针对“因执行申请人等其他综合原因导致的理而不动”的问题,笔者除上述已经提及的业务协同、信息共享的措施外,建议继续花大力气进行破产文化宣传、破产保护宣传,同时在处置破产案件中让公众实实在在看到破产的挽救作用,纠正公众理解的“破产=清算=死亡”的错误认识。
(二)治——杜绝拒不执行回转的行为
笔者认为:第一,现行《企业破产法》第十一章规定的法律责任,一章七条,有五条是规定债务人的有关人员的法律责任、有一条是规定管理人的法律责任、剩余一条概括的是刑事责任。
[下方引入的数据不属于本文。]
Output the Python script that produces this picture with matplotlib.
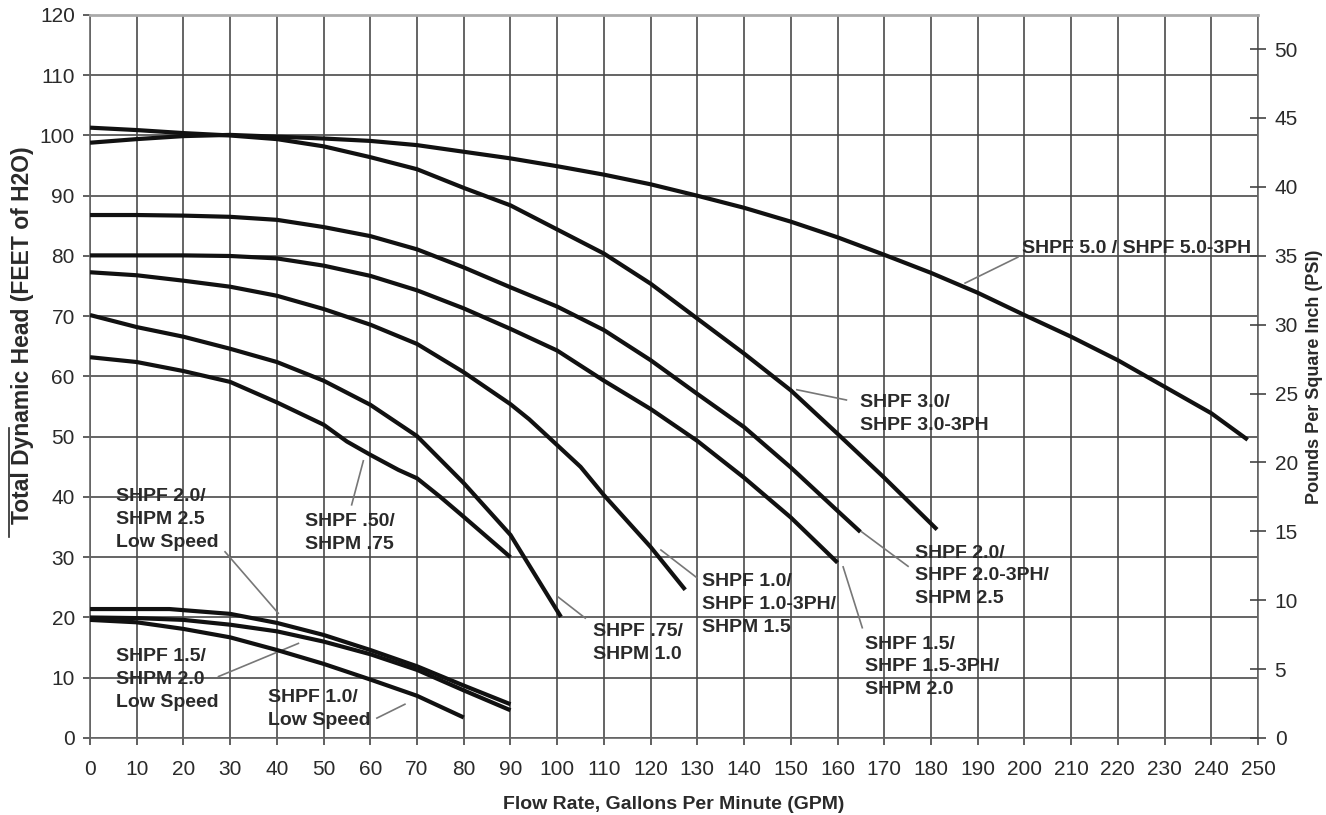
"""
Pump performance curves (head vs flow) for the SHPF / SHPM family.
Values read off the published curve chart; left axis feet of head, right axis PSI.
"""
import matplotlib
matplotlib.use("Agg")
import matplotlib.pyplot as plt
from matplotlib.lines import Line2D

plt.rcParams["font.family"] = ["Liberation Sans", "DejaVu Sans"]

# ---------- data: flow (GPM) -> total dynamic head (ft) ----------
gpm_5_0 = [0, 10, 20, 30, 40, 50, 60, 70, 80, 90, 100, 110, 120, 130, 140, 150,
           160, 170, 180, 190, 200, 210, 220, 230, 240, 247.8]
ft_5_0 = [98.8, 99.4, 99.9, 100.1, 99.8, 99.5, 99.1, 98.4, 97.3, 96.2, 94.9, 93.5,
          91.9, 90.0, 88.0, 85.7, 83.1, 80.2, 77.2, 73.9, 70.2, 66.6, 62.7, 58.3,
          53.9, 49.5]

gpm_3_0 = [0, 10, 20, 30, 40, 50, 60, 70, 80, 90, 100, 110, 120, 130, 140, 150,
           160, 170, 181.3]
ft_3_0 = [101.3, 100.9, 100.4, 100.0, 99.4, 98.2, 96.4, 94.4, 91.3, 88.4, 84.4,
          80.4, 75.4, 69.6, 63.8, 57.7, 50.5, 43.2, 34.6]

gpm_2_0 = [0, 10, 20, 30, 40, 50, 60, 70, 80, 90, 100, 110, 120, 130, 140, 150,
           160, 164.9]
ft_2_0 = [86.8, 86.8, 86.7, 86.5, 86.0, 84.8, 83.3, 81.1, 78.1, 74.8, 71.6, 67.7,
          62.7, 57.1, 51.6, 44.9, 37.7, 34.2]

gpm_1_5 = [0, 10, 20, 30, 40, 50, 60, 70, 80, 90, 100, 110, 120, 130, 140, 150, 160]
ft_1_5 = [80.1, 80.1, 80.1, 80.0, 79.6, 78.4, 76.7, 74.3, 71.3, 67.9, 64.3, 59.3,
          54.6, 49.3, 43.2, 36.6, 29.1]

gpm_1_0 = [0, 10, 20, 30, 40, 50, 60, 70, 80, 90, 94, 100, 105, 110, 120, 127.4]
ft_1_0 = [77.3, 76.8, 75.9, 74.9, 73.4, 71.2, 68.6, 65.4, 60.7, 55.4, 52.9, 48.6,
          45.0, 40.3, 31.7, 24.6]

gpm_075 = [0, 10, 20, 30, 40, 50, 60, 70, 80, 90, 100.8]
ft_075 = [70.2, 68.2, 66.6, 64.6, 62.4, 59.3, 55.3, 50.1, 42.3, 33.7, 20.1]

gpm_050 = [0, 10, 20, 30, 40, 50, 55, 60, 66, 70, 75, 80, 90]
ft_050 = [63.2, 62.4, 60.9, 59.1, 55.7, 52.0, 49.2, 47.0, 44.5, 43.1, 40.0, 36.7, 30.0]

# low speed curves
gpm_2_0_ls = [0, 10, 17, 30, 40, 50, 60, 70, 80, 90]
ft_2_0_ls = [21.4, 21.4, 21.4, 20.6, 19.1, 17.1, 14.6, 11.9, 8.7, 5.6]

gpm_1_5_ls = [0, 10, 20, 30, 40, 50, 60, 70, 80, 90]
ft_1_5_ls = [20.0, 19.9, 19.6, 18.8, 17.7, 16.0, 13.9, 11.3, 7.9, 4.6]

gpm_1_0_ls = [0, 10, 20, 30, 40, 50, 60, 70, 80]
ft_1_0_ls = [19.6, 19.2, 18.1, 16.7, 14.6, 12.3, 9.7, 7.0, 3.4]

curves = [(gpm_5_0, ft_5_0), (gpm_3_0, ft_3_0), (gpm_2_0, ft_2_0),
          (gpm_1_5, ft_1_5), (gpm_1_0, ft_1_0), (gpm_075, ft_075),
          (gpm_050, ft_050), (gpm_2_0_ls, ft_2_0_ls), (gpm_1_5_ls, ft_1_5_ls),
          (gpm_1_0_ls, ft_1_0_ls)]

# labels: text, anchor (GPM, ft), leader line from/to
labels = [
    ("SHPF 5.0 / SHPF 5.0-3PH", (199.5, 81.3), (198.6, 79.8), (187.3, 75.5)),
    ("SHPF 3.0/\nSHPF 3.0-3PH", (164.8, 53.8), (161.9, 56.1), (151.3, 57.8)),
    ("SHPF 2.0/\nSHPF 2.0-3PH/\nSHPM 2.5", (176.6, 26.9), (165.2, 34.2), (175.1, 28.5)),
    ("SHPF 1.5/\nSHPF 1.5-3PH/\nSHPM 2.0", (165.9, 11.8), (161.2, 28.4), (165.3, 18.3)),
    ("SHPF 1.0/\nSHPF 1.0-3PH/\nSHPM 1.5", (131.0, 22.1), (122.2, 31.2), (129.9, 26.6)),
    ("SHPF .75/\nSHPM 1.0", (107.7, 15.7), (100.2, 23.4), (106.0, 19.9)),
    ("SHPF .50/\nSHPM .75", (46.0, 34.0), (56.0, 38.7), (58.5, 46.0)),
    ("SHPF 2.0/\nSHPM 2.5\nLow Speed", (5.5, 36.3), (28.9, 30.9), (40.3, 20.7)),
    ("SHPF 1.5/\nSHPM 2.0\nLow Speed", (5.5, 9.7), (27.5, 10.2), (44.6, 15.7)),
    ("SHPF 1.0/\nLow Speed", (38.2, 4.8), (61.4, 3.3), (67.4, 5.6)),
]

FT_PER_PSI = 2.287
GRID = "#4a4a4a"; INK = "#111111"; TXT = "#2a2a2a"

fig = plt.figure(figsize=(13.26, 8.15), dpi=100)
ax = fig.add_axes([0.0679, 0.0945, 0.8808, 0.8871])

ax.set_xlim(0, 250); ax.set_ylim(0, 120)
ax.set_xticks(range(0, 251, 10)); ax.set_yticks(range(0, 121, 10))
ax.grid(True, color=GRID, lw=1.2)
ax.set_axisbelow(True)
for s in ax.spines.values():
    s.set_color("#666666"); s.set_linewidth(1.2)
ax.spines["top"].set_color("#aaaaaa"); ax.spines["top"].set_linewidth(2)
ax.tick_params(axis="both", labelsize=15, colors="#444444", labelcolor=TXT,
               length=5, width=1.2, direction="out")
ax.tick_params(axis="x", pad=11)
ax.tick_params(axis="y", pad=6)

for x, y in curves:
    ax.plot(x, y, color=INK, lw=3.0, solid_capstyle="butt", zorder=3)

for txt, (tx, ty), p0, p1 in labels:
    ax.plot([p0[0], p1[0]], [p0[1], p1[1]], color="#777777", lw=1.2, zorder=2)
    ax.text(tx, ty, txt, ha="left", va="center", fontsize=14, fontweight="bold",
            color=TXT, linespacing=1.45, zorder=4)

ax.set_xlabel("Flow Rate, Gallons Per Minute (GPM)", fontsize=14,
              fontweight="bold", color=TXT, labelpad=12)

# right axis in PSI
ax2 = ax.twinx()
ax2.set_ylim(0, 120 / FT_PER_PSI)
ax2.set_yticks(range(0, 51, 5))
ax2.tick_params(axis="y", labelsize=15, colors="#444444", labelcolor=TXT,
                length=12, width=1.2, direction="inout", pad=6)
for s in ax2.spines.values():
    s.set_visible(False)
ax2.set_ylabel("Pounds Per Square Inch (PSI)", fontsize=13, fontweight="bold",
               color=TXT, labelpad=6)

# left label with the overline on "Total Dynamic"
fig.text(0.0166, 0.589, "Total Dynamic Head (FEET of H2O)", rotation=90,
         ha="center", va="center", fontsize=16.5, fontweight="bold", color=TXT)
fig.add_artist(Line2D([0.0068, 0.0068], [0.341, 0.475], color=TXT, lw=1.2,
                      transform=fig.transFigure))

fig.savefig("out.png", dpi=100, facecolor="white")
承担法律责任的主体范围不仅狭窄,且对于承担法律责任的强制措施多为罚款,也相当无力,需要以法律的形式更加明确执行回转的法律后果,并区分惩处情况,对仅因“时间差”问题(如有)造成的需要执行回转的情况,如依法执行回转后,相关人员无须承担任何责任;但针对拒不中止执行、拒不执行回转的情况,需要严厉惩处,并细化惩处方式(含司法性质惩处及行政性质惩处)。
第二,需要适当引入国家赔偿。如遇上述拒不中止执行、拒不执行回转的情况,除了对直接责任人进行相关处罚之外,可由管理人根据债务人财产损失情况,提起对直接责任人所在单位的索赔诉讼,挽回全体债权人损失。
结语:本文探讨的债务人财产执行回转问题,系笔者作为一名普通的管理人负责人,在破产工作中遇到的难题与困惑,想法稚嫩、见识不足之处,敬请阅者谅解与指教。